Top Jobs: Demand Rising in These Vocations

While jobs are looking scarce right now, certain sectors of the economy are expected to grow in the next few years. Add to that the dwindling population and you will be looking at a shortage of workers in the coming decade. It may be hard to believe that the jobs, so hard to find today, will be abundant so soon. But that’s just what is being forecast by Barry Bluestone and Mark Melnik, authors of a research report conducted for the Boston Redevelopment Authority titled, “After the Recovery: Help Needed.”
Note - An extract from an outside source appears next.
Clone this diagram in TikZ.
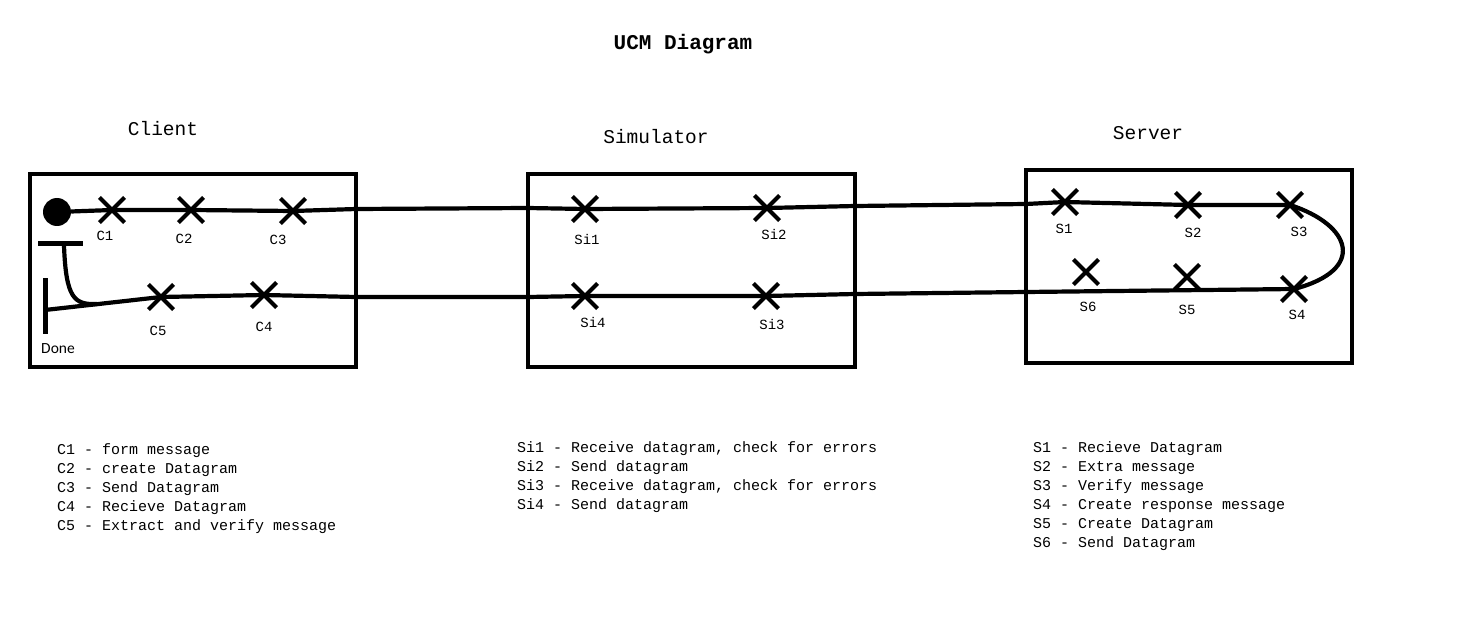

This report was co-funded by Civic Ventures, an organization focusing on issues that affect baby boomers, work, and social purpose. The report predicts an astounding 5 million job vacancies in the U.S. in the next eight years. Where will these jobs be? Most of them will be in sectors like healthcare, education, government, NGOs and the service industry. Here is a list of job titles that will be in great demand:

Business Operations Specialist

This job title may describe several roles, but mainly refers to a middle management position as a technology analyst in the telecommunications field. The specialist will analyze data and then find ways to make operations more efficient through technology. He or she may also oversee implementation of recommendations, requiring interpersonal and project management skills. Salary: About $45,000

Child-care Workers

Caregivers are needed at both public and private daycare settings. Workers must see to the safety and well-being of children, both emotional and physical. Most will care for children between the ages of 6 weeks to 6 years. Salary: About $24,000


Pastors and ministered are needed to see to the spiritual and emotional needs of individuals and families. They may conduct worship services, offer spiritual and moral guidance and counseling for clergy members. Salary: About $50,000

General and Operations Managers

The managers are responsible for overseeing the day-to-day aspects of a business. They must manage employees to ensure the business meets objectives determined by upper management. Hours are often long, but the pay is good. Salary: About $95,000

Home Health Aides, Personal and Home Care Aides

These workers often assist elderly, handicapped and otherwise disabled individuals live independently by visiting in the home, helping with jobs the client cannot manage. Home health aides ensure maximum independence for the patient by performing the specific tasks the disabled individual cannot accomplish. These may include personal care, meal preparation and light errands. Salary: About $27,000

Licensed Practical and Vocational Nurses

These caregivers treat ill, injured, or disabled individuals in many health care settings and institutions. A license is required to do the job and these nurses often work under the supervision of a Registered Nurse. Salary: $40,000 to $45,000

Nursing Aides, Orderlies and Attendants

These hospital workers will be in the greatest demand. They offer basic patient care as directed by nursing staff. They may feed, groom or move patients and change linens. Salary: $25,000 to $34,000

Medical Assistants

Often performing secretarial duties, medical assistants keep the doctor’s office running by scheduling appointments, managing medical records and other administrative tasks. Salary: About $36,000

Medical and Health Service Managers

These managers coordinate and oversee a healthcare business. They may be specialists in a particular department, or in charge of entire facilities. A bachelor’s degree is acceptable at entry level, but a master’s degree is commonly required. According to the Bureau of Labor Statistics, workers make between $71,000 to $87,000.

Registered Nurses

Nurses will continue to be in high demand in the coming years. Nurses assist in patient care while educating patients and families about medical conditions and offering emotional support. Salary: About $61,000

Teachers, teacher’s assistants, and receptionists will also be in high demand. Those out of work today may wish to concentrate on the training needed to fulfill the job needs in one of these fields.